In some cases, intrinsic motivation may not be enough to sustain someone’s interest in a task. Unfortunately, you can’t grab someone’s attention to a specific topic or field if they are not fond of it.

Disadvantages of Extrinsic Motivation

Short-Term Effectiveness

Compared to intrinsic motivation, extrinsic motivation provides incentives to complete a task. However, this approach fails to motivate employees in the long run.

Can Be Unsustainable

If not given the expected rewards, employees end up losing motivation in the workplace. This might lead them to quit their current job and look for a more rewarding position.

May Not Be As Effective

In some cases, extrinsic motivation is thought to be an excellent choice to retain your employees. However, this is a bit far from the truth. Compared to the impact of intrinsic motivation, extrinsic motivation may lose a few points in terms of effectiveness.

Intrinsic vs. Extrinsic Motivation: Our Takeaway

Many researchers are still debating the effectiveness of extrinsic and intrinsic motivation in the workplace.

Using these two approaches depends on a wide variety of factors. Still, intrinsic motivation is arguably the best solution if you’re planning to retain workers in the long term. On the other hand, if you want to achieve short-term results and get people to start an activity that they may not initially find interesting, extrinsic motivation is undoubtedly the way to go.

Frequently Asked Questions

What is the difference between extrinsic and intrinsic motivation?

The first key difference stands in their definition. In fact, intrinsic motivation refers to motivation that comes from within oneself, whereas extrinsic motivation refers to motivation that comes from external factors.

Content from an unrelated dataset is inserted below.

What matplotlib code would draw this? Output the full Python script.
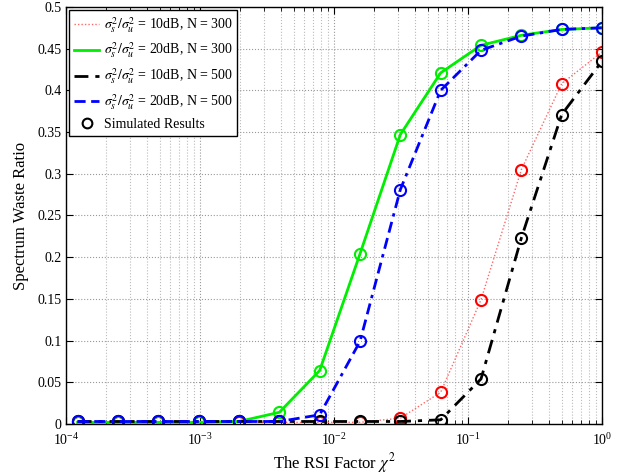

Intrinsic motivation is often regarded as more powerful than extrinsic motivation because it’s self-driven. When you’re intrinsically motivated to do something, you are more likely to see it through to completion and put forth your best effort. This is because you’re doing it for yourself, not for a reward or because someone else told you to do it.

However, this doesn’t mean that extrinsic motivation can’t be as effective. Sometimes external factors, such as a tight deadline or a competition, can provide the push you need to get started on a project or task.

What are extrinsic factors vs. intrinsic factors?

Extrinsic factors are usually outside of our control—company policies, the work environment, or our workload are a few examples. On the other hand, it’s possible to have more control over intrinsic factors. For example, we can regulate stress or our attitude towards our job.

That said, both types of factors can greatly impact our overall satisfaction with our work life. Knowing how to differentiate intrinsic vs. extrinsic motivation is crucial. So, if you’re feeling unhappy at work, it’s worth looking at the things that you can change about your own behavior or outlook. You might be surprised at how much of a difference it can make.